権利の問題か、本作では『ゴッドファーザー』本編の映像は使用されない。しかし、それでどう名場面の撮影を表現するのか? そこが観る側の記憶と想像力をかき立てるのである。原作者、マリオ・プーゾとコッポラの脚本執筆時の会話などから、後に有名になるシーンの再現、誕生を想起させていく。そして、マーロン・ブランドの誕生会に招かれた出演者たちのやり取りから、コルレオーネ・ファミリーの食卓を想起させる。さらに、作中の名セリフを意外な人物に言わせるなど、思わずニヤリとしてしまうシーンが多い。

撮影シーン以外の描写にも『ゴッドファーザー』の萌芽があちこちに見られ、もちろん撮影シーンも多く描かれる。ヴィトー・コルレオーネの襲撃シーンと実際のマフィアの抗争との、見事なカットバックは必見だ。

数多くの名シーンを直接映さずに、撮影現場のラディやコッポラたち、また劇場の観客などの顔やリアクションで想像させたりもする。これが可能なのは、やはり『ゴッドファーザー』がクラシックであるからこそであり、見ている我々の脳内に名シーンは蘇っているはずである。

微妙に時期がドラマ的に変えられていたりするものの、描かれていることはほぼノンフィクション。むしろ経営陣の要求は実話のほうがより滅茶苦茶だったりするので、描かれていない要素も多い。

ラディがコッポラに映画化を持ちかけに行くときに、後ろにどう見てもジョージ・ルーカスっぽい人がいる。これ、実際はコッポラが監督を引き受けたのはルーカスからの励ましや働きかけがあったからだが、物語上はカットされている。

また、このドラマを受けて最近、コロンボ・ファミリーの幹部だったマイケル・フランゼーゼがYouTubeで、「ラディに揺さぶりをかける西海岸伝説のギャング、ミッキー・コーエンは、その時ムショにいたので関与していない」「ネズミの死体で脅迫、とかもやっていなかった」と告白している。

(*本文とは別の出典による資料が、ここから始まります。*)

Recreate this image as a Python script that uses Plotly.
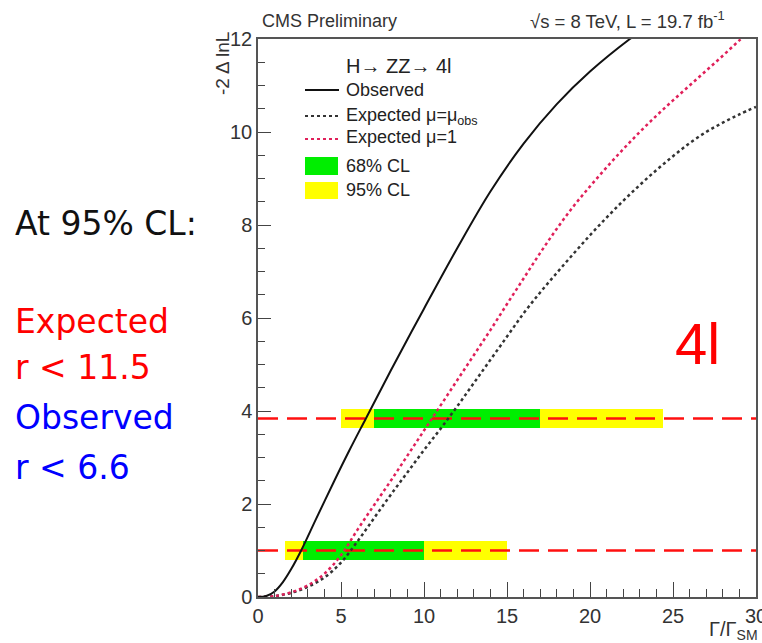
import plotly.graph_objects as go

# ---------------- data ----------------
obs_x = [0, 0.5, 1, 1.5, 2, 2.6, 3.5, 4.6, 5.5, 6.5, 8, 10, 12, 14, 16, 18, 20, 22.4, 24]
obs_y = [0, 0.02, 0.12, 0.32, 0.6, 1.0, 1.68, 2.5, 3.15, 3.84, 4.87, 6.2, 7.5, 8.72, 9.75, 10.6, 11.3, 12.0, 12.4]

exp1_x = list(range(0, 31))
exp1_y = [0, 0.02, 0.1, 0.25, 0.5, 0.9, 1.45, 1.98, 2.5, 3.04, 3.58, 4.12, 4.66, 5.2, 5.74, 6.3,
          6.85, 7.4, 7.92, 8.4, 8.83, 9.24, 9.63, 10.0, 10.35, 10.68, 11.0, 11.32, 11.64, 11.97, 12.28]

expobs_x = list(range(0, 31))
expobs_y = [0, 0.02, 0.09, 0.22, 0.42, 0.74, 1.2, 1.7, 2.2, 2.68, 3.16, 3.62, 4.1, 4.6, 5.1, 5.6,
            6.1, 6.55, 6.97, 7.38, 7.78, 8.16, 8.52, 8.86, 9.18, 9.48, 9.76, 10.0, 10.2, 10.38, 10.54]

cl_levels = [1.0, 3.84]          # -2 Delta lnL thresholds (68%, 95%)
band68_lo = [2.7, 7.0]
band68_hi = [10.0, 17.0]
band95_lo = [1.6, 5.0]
band95_hi = [15.0, 24.4]
band_halfheight = 0.21

x_ticks = [0, 5, 10, 15, 20, 25, 30]
y_ticks = [0, 2, 4, 6, 8, 10, 12]

# ---------------- geometry helpers (pixels -> paper) ----------------
L, R, T, B = 258, 756, 39, 597
def px(x):
    return (x - L) / (R - L)
def py(y):
    return (B - y) / (B - T)

fig = go.Figure()

# bands
fig.add_trace(go.Bar(orientation='h', y=cl_levels,
                     x=[h - l for l, h in zip(band95_lo, band95_hi)], base=band95_lo,
                     width=2 * band_halfheight, marker=dict(color='#ffff00', line=dict(width=0)),
                     showlegend=False, hoverinfo='skip'))
fig.add_trace(go.Bar(orientation='h', y=cl_levels,
                     x=[h - l for l, h in zip(band68_lo, band68_hi)], base=band68_lo,
                     width=2 * band_halfheight, marker=dict(color='#00ee00', line=dict(width=0)),
                     showlegend=False, hoverinfo='skip'))

# dashed red threshold lines
for lv in cl_levels:
    fig.add_trace(go.Scatter(x=[0, 30], y=[lv, lv], mode='lines',
                             line=dict(color='#ff1010', width=2.5, dash='20px,9px'),
                             showlegend=False, hoverinfo='skip'))

# curves
fig.add_trace(go.Scatter(x=expobs_x, y=expobs_y, mode='lines',
                         line=dict(color='#333333', width=2.5, dash='dot', shape='spline', smoothing=1),
                         showlegend=False))
fig.add_trace(go.Scatter(x=exp1_x, y=exp1_y, mode='lines',
                         line=dict(color='#e0205a', width=2.5, dash='dot', shape='spline', smoothing=1),
                         showlegend=False))
fig.add_trace(go.Scatter(x=obs_x, y=obs_y, mode='lines',
                         line=dict(color='#111111', width=2, shape='spline', smoothing=1),
                         showlegend=False))

axis_font = dict(family='Liberation Sans, Arial, sans-serif', size=20, color='#333333')
fig.update_xaxes(range=[0, 30], tickvals=x_ticks, ticks='inside', ticklen=15, tickwidth=1.2,
                 tickcolor='#444', showline=True, linecolor='#555', linewidth=1.5, mirror=True,
                 showgrid=False, zeroline=False, tickfont=axis_font, automargin=False,
                 ticklabeloverflow='allow',
                 minor=dict(dtick=1, ticks='inside', ticklen=8, tickcolor='#444', tickwidth=1.2, showgrid=False))
fig.update_yaxes(range=[0, 12], tickvals=y_ticks, ticks='inside', ticklen=13, tickwidth=1.2,
                 tickcolor='#444', showline=True, linecolor='#555', linewidth=1.5, mirror=True,
                 showgrid=False, zeroline=False, tickfont=axis_font, automargin=False,
                 ticklabeloverflow='allow',
                 minor=dict(dtick=0.5, ticks='inside', ticklen=7, tickcolor='#444', tickwidth=1.2, showgrid=False))

ann = []
def A(text, x, y, size, color='#222', family='Liberation Sans, Arial, sans-serif', xanchor='left', yanchor='middle', angle=0):
    ann.append(dict(text=text, x=px(x), y=py(y), xref='paper', yref='paper', showarrow=False,
                    xanchor=xanchor, yanchor=yanchor, textangle=angle,
                    font=dict(size=size, color=color, family=family)))

# header
A('CMS Preliminary', 260, 21, 18, color='#333')
A('√s = 8 TeV, L = 19.7 fb<sup>-1</sup>', 727, 20, 18.5, color='#333', xanchor='right')
# axis titles
A('-2 Δ lnL', 222, 64, 19, color='#333', xanchor='center', angle=-90)
A('Γ/Γ<sub>SM</sub>', 760, 645, 20, color='#333', xanchor='right', yanchor='bottom')

# legend
A('H→ ZZ→ 4l', 344, 66, 20, color='#222')
A('Observed', 344, 90, 18, color='#222')
A('Expected μ=μ<sub>obs</sub>', 344, 116, 18, color='#222')
A('Expected μ=1', 344, 137, 18, color='#222')
A('68% CL', 344, 166, 18, color='#222')
A('95% CL', 344, 190, 18, color='#222')

# left slide text
sl = 'DejaVu Sans, sans-serif'
A('At 95% CL:', 13, 224, 33, color='#111', family=sl)
A('Expected', 13, 321, 33, color='#ff0000', family=sl)
A('r < 11.5', 13, 367, 33, color='#ff0000', family=sl)
A('Observed', 13, 417, 33, color='#0000ff', family=sl)
A('r < 6.6', 13, 467, 33, color='#0000ff', family=sl)

# 4l label
A('4l', 697, 343, 58, color='#ff0000', xanchor='center')

shapes = []
def line_sample(y, color, dash):
    shapes.append(dict(type='line', xref='paper', yref='paper', x0=px(305), x1=px(339), y0=py(y), y1=py(y),
                       line=dict(color=color, width=2, dash=dash)))
line_sample(90, '#111', 'solid')
line_sample(116, '#333', 'dot')
line_sample(139, '#e0205a', 'dot')
shapes.append(dict(type='rect', xref='paper', yref='paper', x0=px(305), x1=px(338), y0=py(175), y1=py(157),
                   fillcolor='#00ee00', line=dict(width=0)))
shapes.append(dict(type='rect', xref='paper', yref='paper', x0=px(305), x1=px(338), y0=py(199), y1=py(182),
                   fillcolor='#ffff00', line=dict(width=0)))

fig.update_layout(width=762, height=643, margin=dict(l=L, r=762 - R, t=T, b=643 - B, autoexpand=False),
                  plot_bgcolor='white', paper_bgcolor='white', barmode='overlay',
                  annotations=ann, shapes=shapes, showlegend=False, bargap=0)

fig.write_html('out.html', config={'displayModeBar': False},
               post_script="document.body.style.margin='0';document.body.style.overflow='hidden';")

このようなドラマと現実の差に「本当はどうだったのか?」と目を向けることで、より『ゴッドファーザー』の周辺文化を掘ることができる作品でもある。

“スクリーンの魔法”を熱望する人々が作り上げた『ゴッドファーザー』

『ジ・オファー』で何より印象に残るのは、登場する制作陣の情熱だ。別の職業、人生ならば普通は大事にし最優先にする家庭の幸せ。そういう物を捨てても構わない、それをおいてもすべてを映画に賭けずにはいられない、そんな映画人の情熱が描かれている。役者だけでなく制作陣や経営陣、もしかしたらマフィアも、立場は違えど映画の持つ魔術の魅力に魅せられてしまったのかもしれない。そして、その「スクリーンの魔法」を自分でも使ってみたいと熱望する人の情熱が結晶化した作品が『ゴッドファーザー』だったのだ。

本作は、『ゴッドファーザー』を見たことがある者はまた見直したくなり、未見の者は「こんな苦難を越えて完成した映画は、果たしてどんな映画だったのか」と興味を持つ。つまり、どちらにしても激しく『ゴッドファーザー』が見たくなるドラマであることは間違いない。それだけでなく、作中で言及されたり撮影現場が登場する『明日に向って撃て!』(1969年)や『ゲッタウェイ』(1972年)、そして『ローズマリーの赤ちゃん』(1968年)などポスターが貼られている作品まで、当時の映画世界すべてに改めて興味を持たせてくれる作品だ。